Copy only what lies from the line containing "Rebuild this chart" through the line containing "0.897, 0.8475, 0.790, 0.7235, 0.649];" in the entries below, keeping both end lines exact and dropping every picture.
--- Records for the task ---
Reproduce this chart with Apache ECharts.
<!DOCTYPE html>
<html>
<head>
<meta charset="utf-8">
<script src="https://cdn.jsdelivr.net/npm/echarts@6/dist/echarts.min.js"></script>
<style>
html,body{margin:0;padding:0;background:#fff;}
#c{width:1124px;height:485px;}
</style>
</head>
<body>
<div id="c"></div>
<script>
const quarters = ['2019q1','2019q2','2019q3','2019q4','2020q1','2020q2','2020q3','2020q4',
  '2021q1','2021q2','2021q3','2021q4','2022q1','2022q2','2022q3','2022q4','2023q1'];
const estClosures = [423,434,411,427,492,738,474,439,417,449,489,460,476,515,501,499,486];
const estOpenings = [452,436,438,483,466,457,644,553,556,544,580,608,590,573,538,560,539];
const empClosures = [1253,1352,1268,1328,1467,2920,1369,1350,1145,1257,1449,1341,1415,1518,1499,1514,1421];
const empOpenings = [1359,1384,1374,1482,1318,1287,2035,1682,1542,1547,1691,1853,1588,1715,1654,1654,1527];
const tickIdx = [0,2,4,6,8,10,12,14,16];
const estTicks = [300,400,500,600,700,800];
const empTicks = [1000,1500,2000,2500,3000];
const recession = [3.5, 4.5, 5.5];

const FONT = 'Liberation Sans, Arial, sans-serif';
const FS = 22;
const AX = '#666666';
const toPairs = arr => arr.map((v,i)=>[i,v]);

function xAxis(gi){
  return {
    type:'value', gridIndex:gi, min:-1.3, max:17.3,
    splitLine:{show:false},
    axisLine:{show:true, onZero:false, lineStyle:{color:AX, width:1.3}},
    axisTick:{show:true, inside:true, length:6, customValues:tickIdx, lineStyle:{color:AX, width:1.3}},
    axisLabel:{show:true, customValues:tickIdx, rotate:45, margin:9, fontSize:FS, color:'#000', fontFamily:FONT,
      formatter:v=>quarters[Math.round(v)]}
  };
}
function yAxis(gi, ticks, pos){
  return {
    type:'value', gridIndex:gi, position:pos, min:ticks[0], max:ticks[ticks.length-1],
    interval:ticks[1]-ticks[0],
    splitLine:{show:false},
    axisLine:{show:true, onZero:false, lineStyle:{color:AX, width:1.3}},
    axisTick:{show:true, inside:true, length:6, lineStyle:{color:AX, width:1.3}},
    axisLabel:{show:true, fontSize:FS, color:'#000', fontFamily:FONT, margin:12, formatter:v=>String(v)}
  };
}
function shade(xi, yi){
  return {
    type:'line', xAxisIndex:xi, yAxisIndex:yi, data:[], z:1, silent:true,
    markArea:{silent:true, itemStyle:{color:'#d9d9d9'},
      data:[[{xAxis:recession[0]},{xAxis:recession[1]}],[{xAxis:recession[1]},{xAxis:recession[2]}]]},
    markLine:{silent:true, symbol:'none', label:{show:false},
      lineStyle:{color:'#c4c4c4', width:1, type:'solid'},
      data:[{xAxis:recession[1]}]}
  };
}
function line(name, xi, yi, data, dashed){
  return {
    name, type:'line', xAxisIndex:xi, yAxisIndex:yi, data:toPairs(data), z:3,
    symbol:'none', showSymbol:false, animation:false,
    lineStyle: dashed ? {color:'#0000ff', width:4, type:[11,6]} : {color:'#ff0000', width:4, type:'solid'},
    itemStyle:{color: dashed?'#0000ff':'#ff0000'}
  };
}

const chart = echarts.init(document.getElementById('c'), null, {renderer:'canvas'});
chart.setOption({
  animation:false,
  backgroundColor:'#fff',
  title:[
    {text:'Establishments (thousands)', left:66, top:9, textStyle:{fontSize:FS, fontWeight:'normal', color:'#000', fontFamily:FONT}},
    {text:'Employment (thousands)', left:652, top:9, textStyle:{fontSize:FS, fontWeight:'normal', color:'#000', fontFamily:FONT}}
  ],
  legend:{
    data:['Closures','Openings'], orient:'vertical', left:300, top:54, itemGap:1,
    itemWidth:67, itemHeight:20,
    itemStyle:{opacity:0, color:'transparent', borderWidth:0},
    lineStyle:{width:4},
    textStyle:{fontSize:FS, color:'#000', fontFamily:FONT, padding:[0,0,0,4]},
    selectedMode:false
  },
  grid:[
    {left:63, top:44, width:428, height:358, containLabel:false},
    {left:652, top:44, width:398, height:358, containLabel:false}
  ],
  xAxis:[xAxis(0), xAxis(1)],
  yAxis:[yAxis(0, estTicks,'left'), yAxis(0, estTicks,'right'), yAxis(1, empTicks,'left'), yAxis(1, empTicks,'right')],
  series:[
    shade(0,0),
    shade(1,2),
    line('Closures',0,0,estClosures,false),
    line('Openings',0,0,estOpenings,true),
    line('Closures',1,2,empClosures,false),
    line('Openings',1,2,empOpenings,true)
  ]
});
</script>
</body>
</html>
---
--- Records for the task ---
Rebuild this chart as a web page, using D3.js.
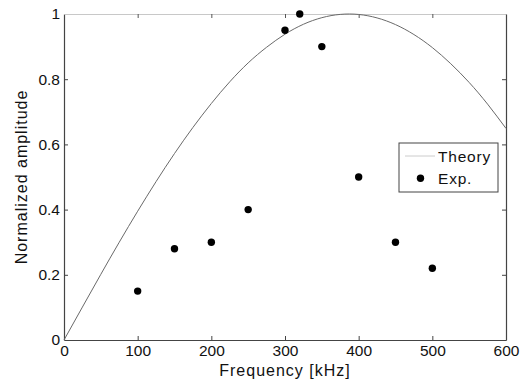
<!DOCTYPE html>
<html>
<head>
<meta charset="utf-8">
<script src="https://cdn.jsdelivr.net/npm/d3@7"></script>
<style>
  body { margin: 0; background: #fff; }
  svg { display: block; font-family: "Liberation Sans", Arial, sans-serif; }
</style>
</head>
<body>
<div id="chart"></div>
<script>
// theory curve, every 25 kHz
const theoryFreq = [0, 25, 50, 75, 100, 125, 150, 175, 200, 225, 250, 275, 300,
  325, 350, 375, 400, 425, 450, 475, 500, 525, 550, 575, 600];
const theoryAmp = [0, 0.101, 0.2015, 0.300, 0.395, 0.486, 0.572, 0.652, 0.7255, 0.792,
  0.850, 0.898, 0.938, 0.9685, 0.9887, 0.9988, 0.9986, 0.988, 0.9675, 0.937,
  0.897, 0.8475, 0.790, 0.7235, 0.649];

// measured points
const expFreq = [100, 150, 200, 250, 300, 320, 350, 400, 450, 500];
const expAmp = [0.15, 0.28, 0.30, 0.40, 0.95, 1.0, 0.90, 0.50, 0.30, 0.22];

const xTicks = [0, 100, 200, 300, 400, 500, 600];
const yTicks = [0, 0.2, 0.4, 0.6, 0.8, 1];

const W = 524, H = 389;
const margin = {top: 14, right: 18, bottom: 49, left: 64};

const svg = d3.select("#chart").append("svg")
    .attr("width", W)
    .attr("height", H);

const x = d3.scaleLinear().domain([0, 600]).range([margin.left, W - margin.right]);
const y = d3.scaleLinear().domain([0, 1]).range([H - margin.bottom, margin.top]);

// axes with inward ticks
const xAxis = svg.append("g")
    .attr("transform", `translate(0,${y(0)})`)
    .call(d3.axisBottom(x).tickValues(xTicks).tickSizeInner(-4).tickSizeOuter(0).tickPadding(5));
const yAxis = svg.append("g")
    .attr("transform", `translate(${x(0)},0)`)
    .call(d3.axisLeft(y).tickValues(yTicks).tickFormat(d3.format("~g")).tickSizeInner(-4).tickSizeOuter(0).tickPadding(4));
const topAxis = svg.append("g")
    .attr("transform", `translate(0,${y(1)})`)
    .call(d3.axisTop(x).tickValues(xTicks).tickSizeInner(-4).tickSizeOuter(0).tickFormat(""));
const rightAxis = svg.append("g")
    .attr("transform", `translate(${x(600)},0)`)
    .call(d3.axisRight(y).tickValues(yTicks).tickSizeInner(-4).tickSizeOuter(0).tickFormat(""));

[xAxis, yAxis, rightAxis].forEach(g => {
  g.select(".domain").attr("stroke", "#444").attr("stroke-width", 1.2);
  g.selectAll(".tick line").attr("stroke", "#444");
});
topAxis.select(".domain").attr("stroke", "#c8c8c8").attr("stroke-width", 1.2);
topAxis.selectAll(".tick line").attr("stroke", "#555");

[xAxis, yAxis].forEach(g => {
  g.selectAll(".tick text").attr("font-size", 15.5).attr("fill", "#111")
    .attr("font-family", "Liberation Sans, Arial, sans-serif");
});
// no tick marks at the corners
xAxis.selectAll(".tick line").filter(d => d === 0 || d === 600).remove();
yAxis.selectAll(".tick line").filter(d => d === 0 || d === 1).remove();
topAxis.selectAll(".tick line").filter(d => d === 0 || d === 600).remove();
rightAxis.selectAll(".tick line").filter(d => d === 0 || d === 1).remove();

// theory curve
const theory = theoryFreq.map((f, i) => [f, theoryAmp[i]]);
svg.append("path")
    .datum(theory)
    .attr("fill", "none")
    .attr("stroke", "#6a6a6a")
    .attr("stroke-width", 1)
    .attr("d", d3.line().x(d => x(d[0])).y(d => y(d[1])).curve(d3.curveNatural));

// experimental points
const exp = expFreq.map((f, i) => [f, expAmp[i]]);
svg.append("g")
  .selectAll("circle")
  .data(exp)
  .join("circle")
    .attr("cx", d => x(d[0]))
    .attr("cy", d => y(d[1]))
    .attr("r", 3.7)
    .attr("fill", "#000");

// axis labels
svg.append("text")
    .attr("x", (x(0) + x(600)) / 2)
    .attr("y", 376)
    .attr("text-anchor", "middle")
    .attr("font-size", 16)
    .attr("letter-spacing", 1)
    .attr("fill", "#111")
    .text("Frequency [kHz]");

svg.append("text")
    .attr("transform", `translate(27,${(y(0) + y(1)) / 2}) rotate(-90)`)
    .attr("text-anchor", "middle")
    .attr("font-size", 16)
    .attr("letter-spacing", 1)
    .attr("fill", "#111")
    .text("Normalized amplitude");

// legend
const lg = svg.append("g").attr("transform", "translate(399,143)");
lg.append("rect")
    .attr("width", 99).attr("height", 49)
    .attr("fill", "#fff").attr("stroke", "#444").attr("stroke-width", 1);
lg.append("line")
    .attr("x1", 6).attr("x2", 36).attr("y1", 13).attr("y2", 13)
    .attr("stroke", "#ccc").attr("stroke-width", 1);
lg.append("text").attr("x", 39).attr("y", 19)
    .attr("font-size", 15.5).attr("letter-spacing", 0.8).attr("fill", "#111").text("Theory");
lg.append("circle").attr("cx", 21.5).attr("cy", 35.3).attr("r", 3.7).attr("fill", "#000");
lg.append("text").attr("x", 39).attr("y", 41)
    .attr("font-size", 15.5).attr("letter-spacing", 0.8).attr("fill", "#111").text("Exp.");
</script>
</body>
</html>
---
#### [Task response]
Rebuild this chart as a web page, using D3.js.
<!DOCTYPE html>
<html>
<head>
<meta charset="utf-8">
<script src="https://cdn.jsdelivr.net/npm/d3@7"></script>
<style>
  body { margin: 0; background: #fff; }
  svg { display: block; font-family: "Liberation Sans", Arial, sans-serif; }
</style>
</head>
<body>
<div id="chart"></div>
<script>
// theory curve, every 25 kHz
const theoryFreq = [0, 25, 50, 75, 100, 125, 150, 175, 200, 225, 250, 275, 300,
  325, 350, 375, 400, 425, 450, 475, 500, 525, 550, 575, 600];
const theoryAmp = [0, 0.101, 0.2015, 0.300, 0.395, 0.486, 0.572, 0.652, 0.7255, 0.792,
  0.850, 0.898, 0.938, 0.9685, 0.9887, 0.9988, 0.9986, 0.988, 0.9675, 0.937,
  0.897, 0.8475, 0.790, 0.7235, 0.649];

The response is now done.